_Instructions for the task_: Set out each line from the following listing that includes the word "this".

_Extracted entries_:
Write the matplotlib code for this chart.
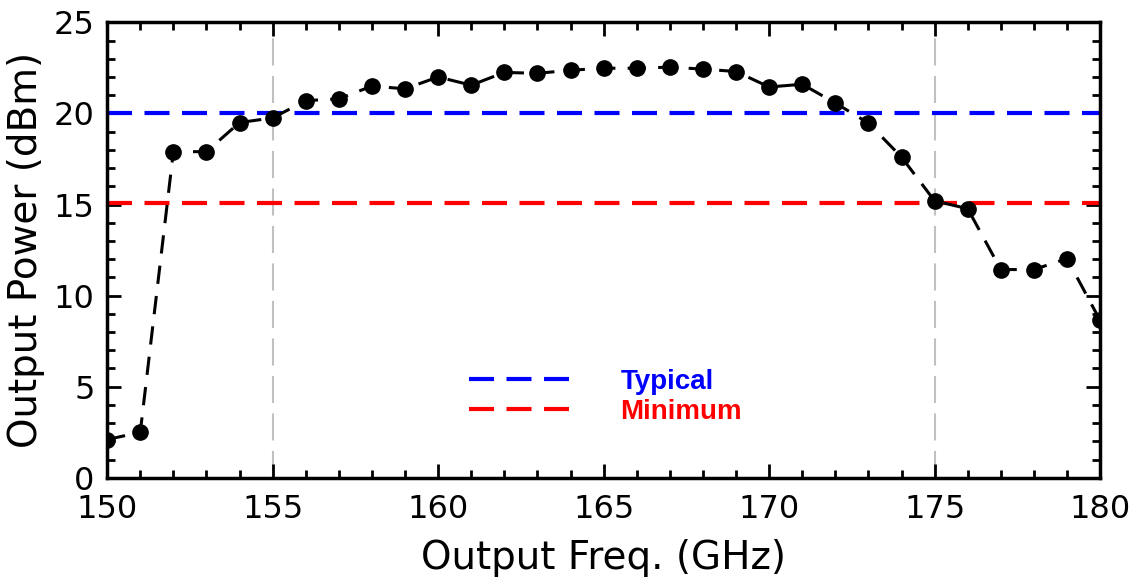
import numpy as np
import matplotlib.pyplot as plt
from matplotlib.ticker import MultipleLocator
from matplotlib.lines import Line2D

# measured output power vs frequency
freq = np.arange(150, 181)
power = [2.1, 2.5, 17.9, 17.9, 19.5, 19.75, 20.7, 20.8, 21.5, 21.35,
         22.0, 21.55, 22.25, 22.2, 22.37, 22.48, 22.48, 22.54, 22.43, 22.3,
         21.45, 21.6, 20.57, 19.47, 17.6, 15.2, 14.77, 11.43, 11.43, 12.03,
         8.64]
typical = 20.0
minimum = 15.1
band_edges = [155, 175]

fig = plt.figure(figsize=(11.4, 5.87), dpi=100)
ax = fig.add_axes([0.094, 0.186, 0.871, 0.776])

spec_ls = (0, (6, 3))
for f in band_edges:
    ax.axvline(f, color='#c0c0c0', lw=1.5, ls=(0, (13, 5)), zorder=1)
ax.axhline(typical, color='blue', lw=3, ls=spec_ls, zorder=2)
ax.axhline(minimum, color='red', lw=3, ls=spec_ls, zorder=2)
ax.plot(freq, power, color='black', lw=2.2, ls=(0, (6, 4)), marker='o', ms=11, zorder=3)

ax.set_xlim(150, 180)
ax.set_ylim(0, 25)
ax.xaxis.set_major_locator(MultipleLocator(5))
ax.xaxis.set_minor_locator(MultipleLocator(1))
ax.yaxis.set_major_locator(MultipleLocator(5))
ax.yaxis.set_minor_locator(MultipleLocator(1))
ax.tick_params(which='both', direction='in', top=True, right=True, width=2,
               labelsize=23)
ax.tick_params(axis='x', pad=12)
ax.tick_params(axis='y', pad=9)
ax.tick_params(which='major', length=10)
ax.tick_params(which='minor', length=6)
for s in ax.spines.values():
    s.set_linewidth(2.5)

ax.set_xlabel('Output Freq. (GHz)', fontsize=28, labelpad=10)
ax.set_ylabel('Output Power (dBm)', fontsize=28, labelpad=6)

handles = [Line2D([], [], color='blue', lw=3, ls=spec_ls),
           Line2D([], [], color='red', lw=3, ls=spec_ls)]
leg = ax.legend(handles, ['Typical', 'Minimum'], loc='center', bbox_to_anchor=(0.502, 0.178),
                frameon=False, handlelength=3.64, handletextpad=1.8,
                labelspacing=0.15, prop={'family': 'Liberation Sans', 'weight': 'bold', 'size': 20})
for t, c in zip(leg.get_texts(), ['blue', 'red']):
    t.set_color(c)

fig.savefig('out.png', dpi=100)
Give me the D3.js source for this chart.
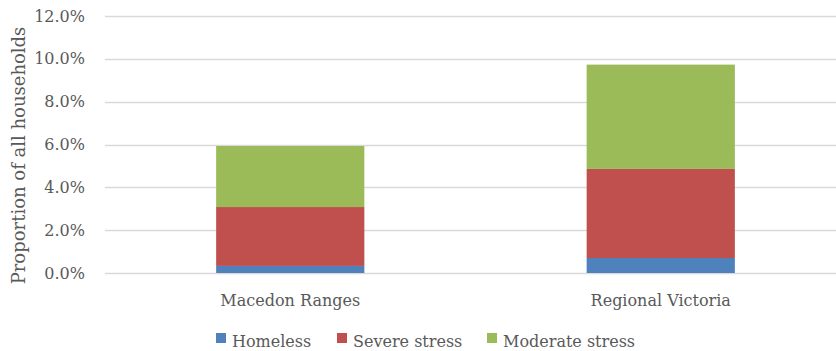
<!DOCTYPE html>
<html>
<head>
<meta charset="utf-8">
<script src="https://cdn.jsdelivr.net/npm/d3@7"></script>
<style>
  html, body { margin: 0; padding: 0; background: #fff; }
  svg { display: block; }
  text { font-family: "DejaVu Serif", serif; fill: #595959; }
</style>
</head>
<body>
<svg id="chart" width="836" height="351"></svg>
<script>
// Housing stress, share of all households (%)
const categories = ["Macedon Ranges", "Regional Victoria"];
const seriesNames = ["Homeless", "Severe stress", "Moderate stress"];
const homeless = [0.33, 0.70];
const severeStress = [2.75, 4.16];
const moderateStress = [2.85, 4.87];
const yTicks = [0, 2, 4, 6, 8, 10, 12];
const colors = ["#4F81BD", "#C0504D", "#9BBB59"];

const rows = categories.map((c, i) => ({
  category: c,
  "Homeless": homeless[i],
  "Severe stress": severeStress[i],
  "Moderate stress": moderateStress[i]
}));

const svg = d3.select("#chart");
const plot = { left: 105, right: 846, top: 16, bottom: 273 };

const x = d3.scaleBand()
  .domain(categories)
  .range([plot.left, plot.right])
  .paddingInner(0.6)
  .paddingOuter(0.3);

const y = d3.scaleLinear().domain([0, 12]).range([plot.bottom, plot.top]);

const color = d3.scaleOrdinal().domain(seriesNames).range(colors);

// Horizontal gridlines
svg.append("g")
  .selectAll("line")
  .data(yTicks)
  .join("line")
  .attr("x1", plot.left)
  .attr("x2", plot.right)
  .attr("y1", d => Math.round(y(d)) + 0.5)
  .attr("y2", d => Math.round(y(d)) + 0.5)
  .attr("stroke", "#D9D9D9")
  .attr("stroke-width", 1.3);

// Y axis tick labels
const yAxis = d3.axisLeft(y)
  .tickValues(yTicks)
  .tickFormat(d => d.toFixed(1) + "%")
  .tickSize(0)
  .tickPadding(0);

svg.append("g")
  .attr("transform", `translate(85,0)`)
  .call(yAxis)
  .call(g => g.select(".domain").remove())
  .selectAll("text")
  .attr("font-family", "DejaVu Serif, serif")
  .attr("font-size", 16)
  .attr("fill", "#595959");

// Stacked bars
const stack = d3.stack().keys(seriesNames);
const layers = stack(rows);

svg.append("g")
  .selectAll("g")
  .data(layers)
  .join("g")
  .attr("fill", d => color(d.key))
  .selectAll("rect")
  .data(d => d)
  .join("rect")
  .attr("x", d => x(d.data.category))
  .attr("width", x.bandwidth())
  .attr("y", d => y(d[1]))
  .attr("height", d => y(d[0]) - y(d[1]));

// Category labels
const xAxis = d3.axisBottom(x).tickSize(0).tickPadding(0);
svg.append("g")
  .attr("transform", `translate(0,${plot.bottom + 33})`)
  .call(xAxis)
  .call(g => g.select(".domain").remove())
  .selectAll("text")
  .attr("dy", 0)
  .attr("font-family", "DejaVu Serif, serif")
  .attr("font-size", 16)
  .attr("fill", "#595959");

// Y axis title
svg.append("text")
  .attr("transform", `translate(25,${(plot.top + plot.bottom) / 2 + 11}) rotate(-90)`)
  .attr("text-anchor", "middle")
  .attr("font-size", 18)
  .text("Proportion of all households");

// Legend
const legendX = [216, 337, 487];
const legend = svg.append("g")
  .selectAll("g")
  .data(seriesNames)
  .join("g")
  .attr("transform", (d, i) => `translate(${legendX[i]},333)`);

legend.append("rect")
  .attr("width", 10)
  .attr("height", 10)
  .attr("fill", d => color(d));

legend.append("text")
  .attr("x", 16)
  .attr("y", 14)
  .attr("font-size", 16)
  .text(d => d);
</script>
</body>
</html>
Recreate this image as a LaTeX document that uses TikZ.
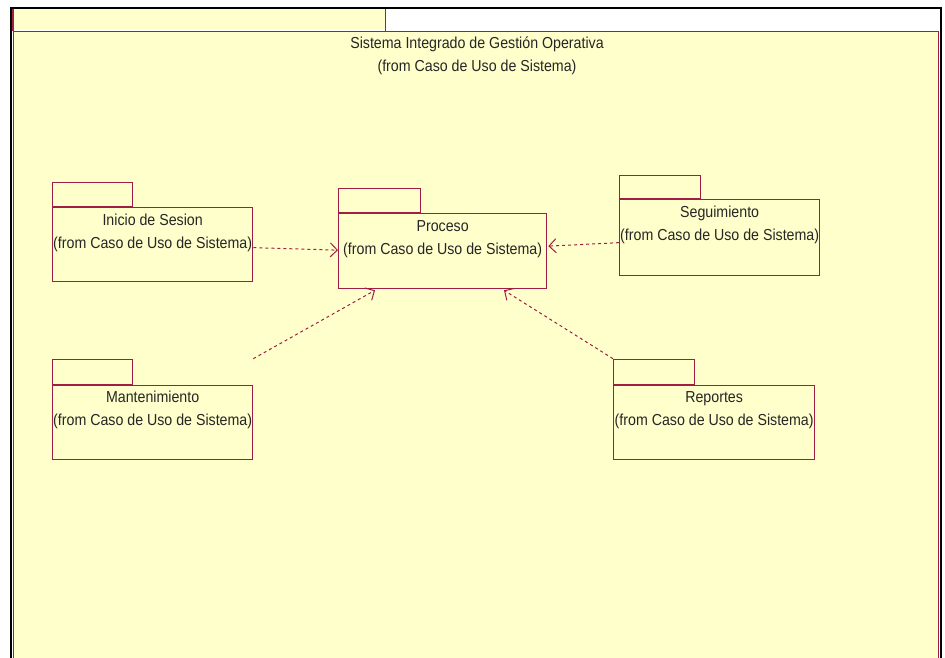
\documentclass[tikz,border=0pt]{standalone}
\usepackage{fontspec}
\setmainfont{Liberation Sans}
\usetikzlibrary{arrows.meta,calc}
\definecolor{pkgred}{RGB}{160,30,70}
\definecolor{pkgfill}{RGB}{255,255,204}
\newcommand{\tall}[1]{\scalebox{1}[1.12]{#1}}
\tikzset{
  pkgbody/.style={draw=pkgred, fill=pkgfill, line width=1.3pt, inner sep=0pt, anchor=north west},
  pkgtab/.style={draw=pkgred, fill=pkgfill, line width=1.3pt, inner sep=0pt, anchor=south west, minimum width=80pt, minimum height=24pt},
  pkgedge/.style={draw=pkgred, line width=1.3pt},
  lbl/.style={inner sep=0pt, anchor=base, text=black!85, font=\fontsize{14.2}{16}\selectfont},
  dep/.style={draw=pkgred, line width=1pt, dash pattern=on 3pt off 3pt, -{Straight Barb[length=7pt,width=14pt,line width=1pt]}}
}
\begin{document}
\begin{tikzpicture}[x=1pt,y=-1pt]
\useasboundingbox (0,0) rectangle (945,658);
\fill[white] (0,0) rectangle (945,658);
% big package
\node[pkgbody, anchor=north west, minimum width=925pt, minimum height=700pt] (sys) at (13,31) {};
\node[pkgtab, draw=none, anchor=south west, minimum width=371pt, minimum height=23pt] (systab) at (13,31) {};
\draw[pkgedge] (systab.north east) -- (systab.south east);
\draw[pkgedge] (systab.north west) -- (systab.south west);
% outer frame
\draw[black, line width=2.2pt] (11,700) -- (11,8) -- (941,8) -- (941,700);
\node[lbl] (systitle) at (477,49) {\tall{Sistema Integrado de Gestión Operativa}};
\node[lbl] (sysfrom) at (477,72) {\tall{(from Caso de Uso de Sistema)}};
% Inicio de Sesion
\node[pkgbody, minimum width=200pt, minimum height=74pt] (inicio) at (52,207) {};
\node[pkgtab] (iniciotab) at (inicio.north west) {};
\node[lbl] (inicio1) at ($(inicio.north)+(0,18)$) {\tall{Inicio de Sesion}};
\node[lbl] (inicio2) at ($(inicio.north)+(0,41)$) {\tall{(from Caso de Uso de Sistema)}};
% Proceso
\node[pkgbody, minimum width=208pt, minimum height=75pt] (proceso) at (338,213) {};
\node[pkgtab, minimum width=82pt] (procesotab) at (proceso.north west) {};
\node[lbl] (proceso1) at ($(proceso.north)+(0,18)$) {\tall{Proceso}};
\node[lbl] (proceso2) at ($(proceso.north)+(0,41)$) {\tall{(from Caso de Uso de Sistema)}};
% Seguimiento
\node[pkgbody, minimum width=200pt, minimum height=76pt] (seg) at (619,199) {};
\node[pkgtab, minimum width=81pt, minimum height=23pt] (segtab) at (seg.north west) {};
\node[lbl] (seg1) at ($(seg.north)+(0,18)$) {\tall{Seguimiento}};
\node[lbl] (seg2) at ($(seg.north)+(0,41)$) {\tall{(from Caso de Uso de Sistema)}};
% Mantenimiento
\node[pkgbody, minimum width=200pt, minimum height=74pt] (mant) at (52,385) {};
\node[pkgtab, minimum height=25pt] (manttab) at (mant.north west) {};
\node[lbl] (mant1) at ($(mant.north)+(0,17)$) {\tall{Mantenimiento}};
\node[lbl] (mant2) at ($(mant.north)+(0,40)$) {\tall{(from Caso de Uso de Sistema)}};
% Reportes
\node[pkgbody, minimum width=201pt, minimum height=74pt] (rep) at (613,385) {};
\node[pkgtab, minimum width=81pt, minimum height=25pt] (reptab) at (rep.north west) {};
\node[lbl] (rep1) at ($(rep.north)+(0,17)$) {\tall{Reportes}};
\node[lbl] (rep2) at ($(rep.north)+(0,40)$) {\tall{(from Caso de Uso de Sistema)}};
% dependency anchor points
\coordinate (mantc) at (mant.east |- manttab.north);
\coordinate (repc) at (reptab.north west);
% dependencies
\draw[dep] ($(inicio.east)+(0,3)$) -- ($(proceso.west)+(0,-1)$);
\draw[dep] ($(seg.west)+(0,5)$) -- ($(proceso.east)+(1,-5)$);
\draw[dep] (mantc) -- ($(proceso.south west)+(37,1)$);
\draw[dep] (repc) -- ($(proceso.south west)+(166,1)$);
\end{tikzpicture}
\end{document}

_Complete response_:
Write the matplotlib code for this chart.
Give me the D3.js source for this chart.
Recreate this image as a LaTeX document that uses TikZ.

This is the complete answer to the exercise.